Hello,
I have a few doubts regarding the PowerVR Shader Editor shader cycle counts and emulated cycle counts.
Assuming:
SGX 543 Single Core at 200 Mhz
30 Fps - Frame time = 33ms
Total SIMDS/ALU - 4
Total MADS/ALU - 4
Total MADS/Core - 16
Number of Vertices - 128 x 64 = 8192 vertices
Frame Buffer - 1024 x 768 = 786432 pixels
Vertex Shader Cycle Count - 100 (emulated)
Pixel Shader Cycle Count - 20(emulated)
The cycle counts generated are for a single ALU (According to documentation)

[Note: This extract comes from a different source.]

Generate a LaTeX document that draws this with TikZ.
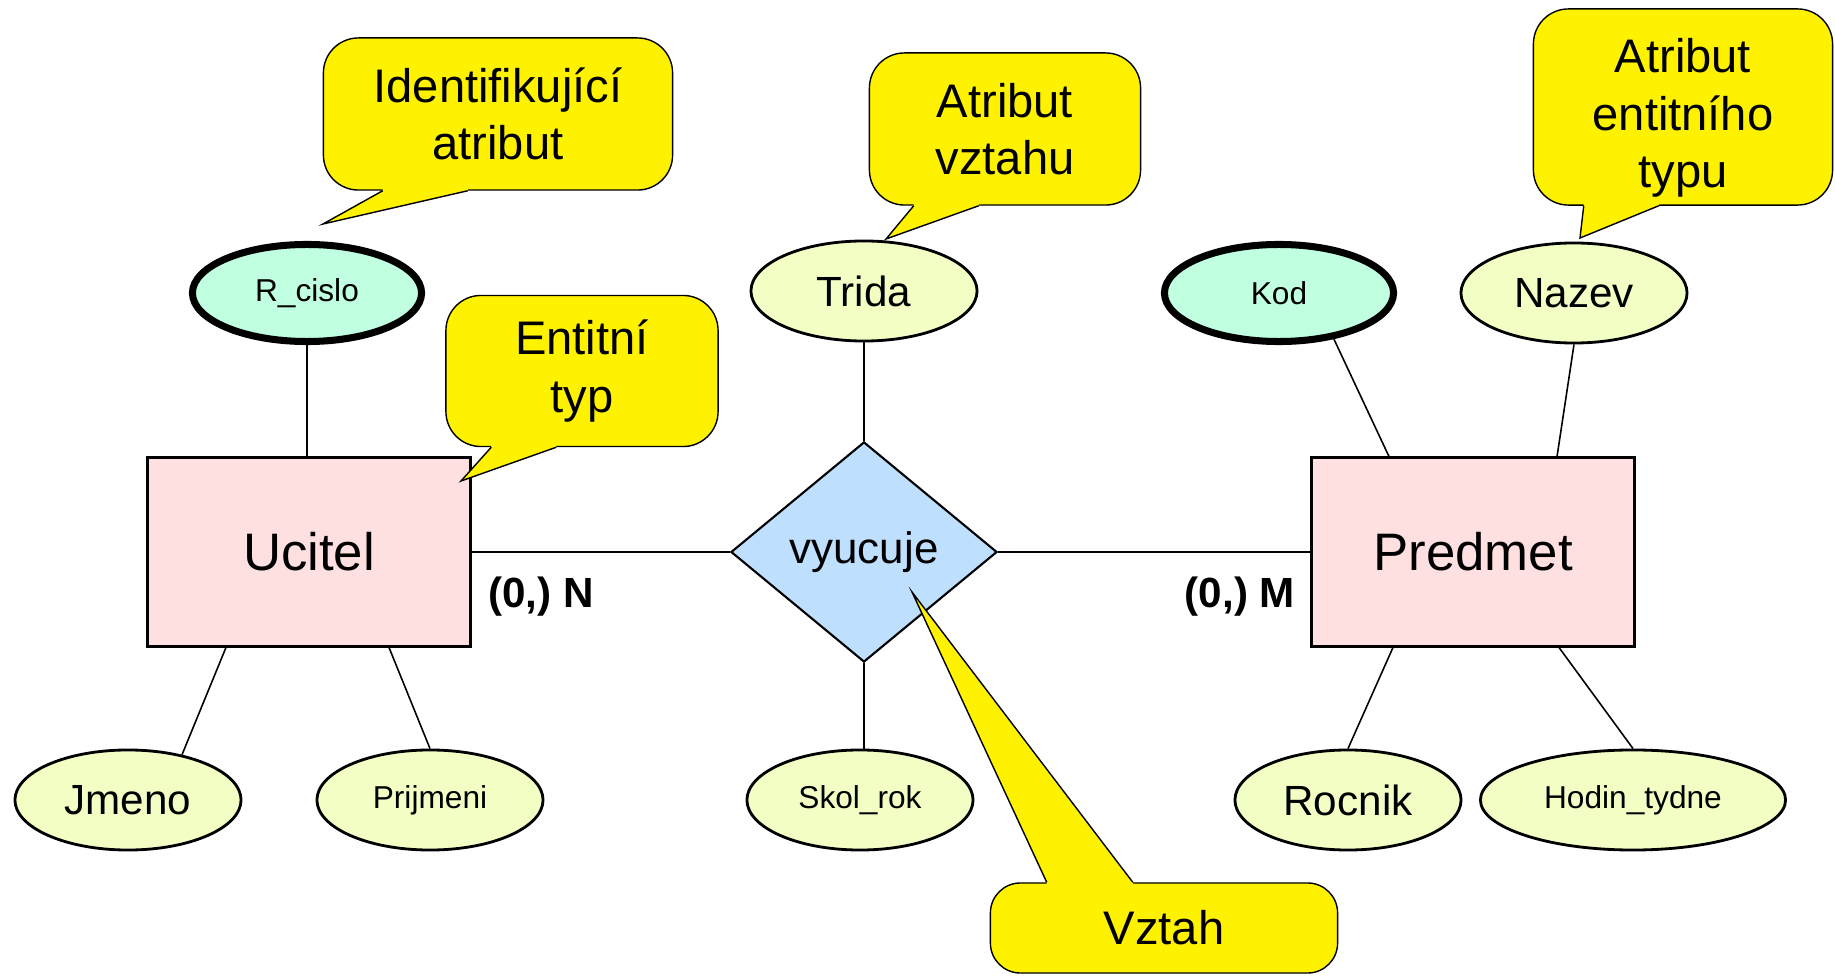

So please tell me if my following calculations are correct
(assume vertices cover the entire screen for simplicity)
Total Vertex Cycles - 128 x 64 x 100 = .819 MCycles
Total Pixel Cycels - 1024 x 768 x 20 = 15.7 MCycles
So Total rendering cost = ~ 16.6 MCycles
So does this mean for a sgx 543 it is 16.6/4 = 4.13 MCycles
also the document does not mention the cost of each cycle in milliseconds
is One cycle cost = 1/200Mhz = 0.005ms
If so then total rendering time is 4.13M x 0.005ms = 20 ms
For an ipad2 (sgx 543mp2)
this translates to 20/2 = 10ms
or 30 percentage of frame time.
Any thoughts on this will be very helpful
Thanks,
Ganaboy
Hi Ganaboy,
Sorry for the delayed response. Your question spawned a little discussion here. I can confirm that the emulated output of the compilers within PVRShaderEditor are correct. Sadly, some of your maths isn’t quite right, and your assumption in regards to rendering time isn’t quite accurate either.
To explain, yes you are correct that the total rendering cost would be ~16 MCycles, and that, given the SGX543 has 4 pipes you can quarter that for an approx time cost per frame of ~4 MCycles. The reason we don’t give the cycle cost in milliseconds is because it isn’t something we have control over, the clock speed of the chip will vary from customer to customer, from SoC to SoC. If the 543 was running at 200MHz you would be roughly correct at 20 ms, or 10ms on an MP2…roughly.
This doesn’t however cost you a third of your frame time in drawing. The GPU works in parallel with the CPU, and most (nearly all) of the driver calls are non-blocking. There is a small over head in time to submit your calls to the GPU, but then the GPU will process them at the same time as the CPU is doing other work, so actually, it will only cost as much time on the CPU as the time it takes to submit the driver calls, not as much time as it takes for the GPU to render.
I would recommend you take a look at our Hardware Architecture Overview on our documentation page for more information on how the hardware works.
Hope that helps.
Hey thanks for the answer…
i had done the math taking into account that. GPU and CPU will work in parallel.
Implemented double buffering , to avoid those nasty stalls.
I mean whatever is the case the cost is 10ms GPU time.
A gpu can only do 33ms worth of work every frame (targeting 30 fps)
But the answer has been very helpful.
I am doing almost all my development on Windows machine(using the opengl es 2.0 emulator and GUI for updating scene). I wanted to have a rough estimate of how much i can push the GPU. Thinking of adding a small statistics in the editor gui for these calculations.
I am using the same code base for actual device/GUI Editor.
Since for every small update i make to the scene, dont want to test it on the ipad2(time consuming)
Thanks and regards,
Ganaboy
HI again,
Yeah, the cost would be 10ms. As I say, assuming 200MHz clock speed. Most chips in the wild are, however, clocked higher than that. I can’t comment on the iPad2 I’m afraid.